You will need to explore the documentation for each of these classes in the Java API in order to undrestand how to use them. Be prepared to explain each line of your program. Demonstrated understanding of your code will, in part, determine your grade.

Development Assignment: Assignment 11, due Fri 30 Nov @ 1:15pm, (5 points). Using SimpleCrawler.java and seedURLs.txt in the Crawler sub-directory of my CSCI_100_For_Students directory, complete a very simple multi-threaded application. The individual threads will simply retrieve the next url from the urlsToBeCrawled PriorityQueue, print it to System.out, and sleep for brief period of time. I'll give you 1 extra credit point if you make it sleep for a random number of seconds between 0 and 5. As command line arguments your code should accept the name of a seed url file and the number of threads to create. As review of mult-threaded applications, review the slides above and follow the examples in the Threads sub-directory of my CSCI_100_For_Students directory.
Week 15

Development Assignment: Assignment 10 (10 points, due Mon 10 Dec @ 1:15pm) Please complete your simple crawler. It should have the following features:

The ability to specify the number of threads to invoke from the command line. (The crawler should actually start that number of threads.)

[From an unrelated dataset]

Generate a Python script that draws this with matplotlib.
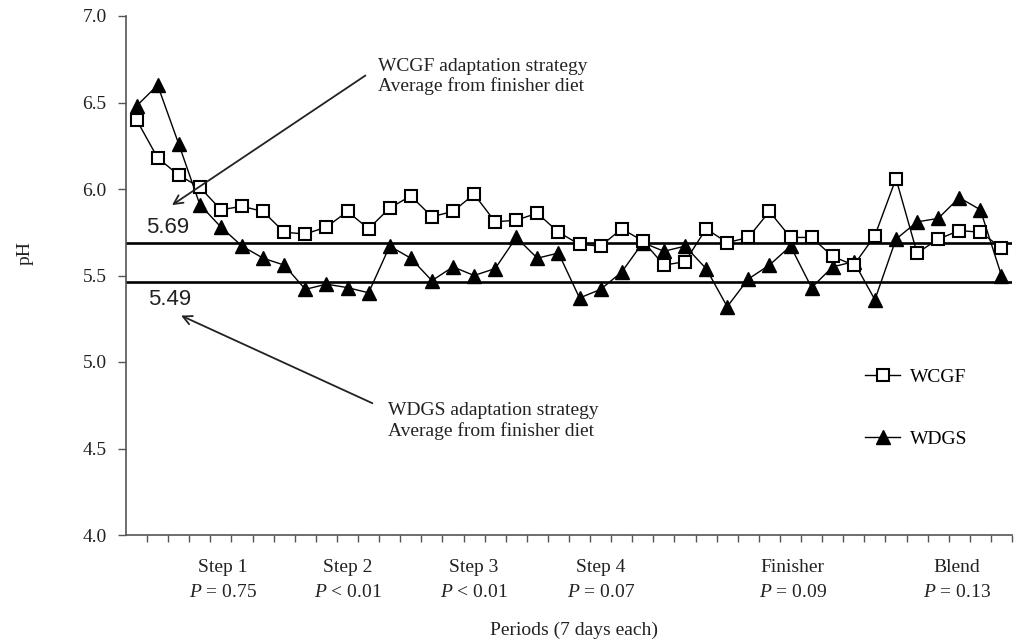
import numpy as np
import matplotlib
matplotlib.use("Agg")
import matplotlib.pyplot as plt
from matplotlib.lines import Line2D

plt.rcParams['font.family'] = ['Liberation Serif', 'DejaVu Serif']
plt.rcParams['mathtext.fontset'] = 'custom'
plt.rcParams['mathtext.it'] = 'Liberation Serif:italic'
plt.rcParams['mathtext.rm'] = 'Liberation Serif'

# pH per period (7 days each)
wcgf = [6.40, 6.18, 6.08, 6.01, 5.88, 5.90, 5.87, 5.75, 5.74, 5.78,
        5.87, 5.77, 5.89, 5.96, 5.84, 5.87, 5.97, 5.81, 5.82, 5.86,
        5.75, 5.68, 5.67, 5.77, 5.70, 5.56, 5.58, 5.77, 5.69, 5.72,
        5.87, 5.72, 5.72, 5.61, 5.56, 5.73, 6.06, 5.63, 5.71, 5.76,
        5.75, 5.66]
wdgs = [6.48, 6.60, 6.26, 5.91, 5.78, 5.67, 5.60, 5.56, 5.42, 5.45,
        5.43, 5.40, 5.67, 5.60, 5.47, 5.55, 5.50, 5.54, 5.72, 5.60,
        5.63, 5.37, 5.42, 5.52, 5.69, 5.64, 5.67, 5.54, 5.32, 5.48,
        5.56, 5.67, 5.43, 5.55, 5.58, 5.36, 5.71, 5.81, 5.83, 5.95,
        5.88, 5.50]
periods = np.arange(1, len(wcgf) + 1)

# finisher averages (label value, drawn level)
avg_wcgf, avg_wcgf_label = 5.69, "5.69"
avg_wdgs, avg_wdgs_label = 5.465, "5.49"

# diet phases along the x axis
phase_pos = [5.1, 11.0, 17.0, 23.0, 32.1, 39.9]
phase_names = ["Step 1", "Step 2", "Step 3", "Step 4", "Finisher", "Blend"]
phase_p = ["$P$ = 0.75", "$P$ < 0.01", "$P$ < 0.01", "$P$ = 0.07", "$P$ = 0.09", "$P$ = 0.13"]

fig = plt.figure(figsize=(10.16, 6.42), dpi=100)
ax = fig.add_axes([126/1016, 1 - 535/642, (1012 - 126)/1016, (535 - 16)/642])

ax.axhline(avg_wcgf, color='black', lw=1.9, zorder=1)
ax.axhline(avg_wdgs, color='black', lw=1.9, zorder=1)

ax.plot(periods, wcgf, color='black', lw=1.0, marker='s', ms=8.5,
        mfc='white', mec='black', mew=1.5, zorder=3)
ax.plot(periods, wdgs, color='black', lw=1.0, marker='^', ms=9.5,
        mfc='black', mec='black', zorder=2)

ax.set_xlim(0.5, 42.5)
ax.set_ylim(4.0, 7.0)
ax.set_yticks(np.arange(4.0, 7.01, 0.5))
ax.set_yticklabels([f"{v:.1f}" for v in np.arange(4.0, 7.01, 0.5)], fontsize=14, color='#222222')
ax.set_xticks(np.arange(1.5, 42.6, 1.0))
ax.set_xticklabels([])
ax.tick_params(axis='y', direction='out', length=6, width=1, color='#555555', pad=8)
ax.tick_params(axis='x', direction='out', length=5, width=1, color='#555555')
for s in ['top', 'right']:
    ax.spines[s].set_visible(False)
for s in ['left', 'bottom']:
    ax.spines[s].set_color('#555555')
    ax.spines[s].set_linewidth(1.2)

# average labels
ax.text(2.47, 5.777, avg_wcgf_label, family='Liberation Sans', fontsize=16,
        ha='center', va='center', color='#222222')
ax.text(2.57, 5.361, avg_wdgs_label, family='Liberation Sans', fontsize=16,
        ha='center', va='center', color='#222222')

# annotations
ax.annotate('', xy=(2.57, 5.898), xytext=(11.96, 6.665),
            arrowprops=dict(arrowstyle='->', lw=1.3, color='#222222', mutation_scale=16))
ax.text(12.44, 6.651, "WCGF adaptation strategy\nAverage from finisher diet",
        fontsize=14, ha='left', va='center', linespacing=1.2, color='#222222')
ax.annotate('', xy=(2.99, 5.275), xytext=(12.3, 4.755),
            arrowprops=dict(arrowstyle='->', lw=1.3, color='#222222', mutation_scale=16))
ax.text(12.91, 4.660, "WDGS adaptation strategy\nAverage from finisher diet",
        fontsize=14, ha='left', va='center', linespacing=1.2, color='#222222')

# phase labels below axis
for x, name, p in zip(phase_pos, phase_names, phase_p):
    ax.text(x, 3.815, name, fontsize=14, ha='center', va='center', clip_on=False, color='#222222')
    ax.text(x, 3.67, p, fontsize=14, ha='center', va='center', clip_on=False, color='#222222')

fig.text(574/1016, 1 - 630/642, "Periods (7 days each)", fontsize=14,
         ha='center', va='center', color='#222222')
fig.text(25/1016, 1 - 253/642, "pH", fontsize=14, rotation=90,
         ha='center', va='center', color='#222222')

handles = [Line2D([], [], color='black', lw=1.0, marker='s', ms=8.5, mfc='white', mec='black', mew=1.5),
           Line2D([], [], color='black', lw=1.0, marker='^', ms=9.5, mfc='black', mec='black')]
ax.legend(handles, ["WCGF", "WDGS"], loc='upper left', bbox_to_anchor=(865/1016, 1 - 368/642),
          bbox_transform=fig.transFigure, frameon=False, fontsize=14, handlelength=1.8,
          handletextpad=0.5, labelspacing=2.3, borderpad=0, borderaxespad=0)

fig.savefig("out.png", dpi=100)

The crawler should initialize a queue of urls to crawl from a seeds file also specified on the command line.

Each thread should continue to run, pulling the next url from the queue of urls to crawl until all urls are consumed.

Each thread should ignore urls that have already been crawled.

Each thread should request, download, and save to disk each new url it encounters. You do NOT at this point need to harvest new urls from downloaded pages.

Your program should print appropriate messages to indicate what each thread is doing as it runs.

Development Assignment: Assignment 11 (10 points, due Mon 10 Dec @ 1:15pm by email to me) Comment each block of code in the precisionAtK-OurSystem.pl perl file. This file is located in the svn repository in the PerformanceEvaluation subdirectory. A block of code is defined as a sequence of lines that is preceded by a blank line. Your comments should describe each block in sufficient detail to convince me that you understand what the code is doing. This file contains code that is representative of nearly every Perl-related topic we have discussed.

Week 16

Development Assignment: Assignment 12 (20 points, due Mon 17 Dec @ 11:59pm): All files referenced in this assignment are found in the svn repository. Modify my PerformanceEvaluation/precisionAtK-OurSystem.pl script so that it measures the precision at top 10 and recall at top 10 of the Library's retrieval system. You will NOT be gauging precision/recall by sending queries to the catalog system. Rather you will save the results pages for a few queries and run your script against them.

For this assignment, complete the following steps.

By hand, query the Library's search system for each of the queries found in PerformanceEvaluation/Data/goldData-Assignment12.txt. Save the files as 1.html, 2.html, ... 5.html.

Copy PerformanceEvaluation/precisionAtK-OurSystem.pl to a file called precisionAtK-Library-yourUsername.pl in the same directory. If you name the file with the actual text "yourUsername" I won't grade your assignment and may be forced to ridicule you. :-)

Modify your copy of my script so that it compares the search results for each query to the gold data provided for that query. Following the example in my script, you should generate precision and recall numbers for each query and total precision and recall numbers for the entire set of queries. In order to make the comparison you will need to figure out a 99% reliable way of matching a document in the search results to a document in the gold data. Please evaluate your code by hand to make sure that all relevant documents are matched to their corresponding entry in the search results. I recommend that you begin this step by focusing on a comparison sub (and possibly helpers) that takes two arguments, a gold data document description, and a single search result, and returns true if they reference the same document.

Check in to svn your completed solution to this assignment.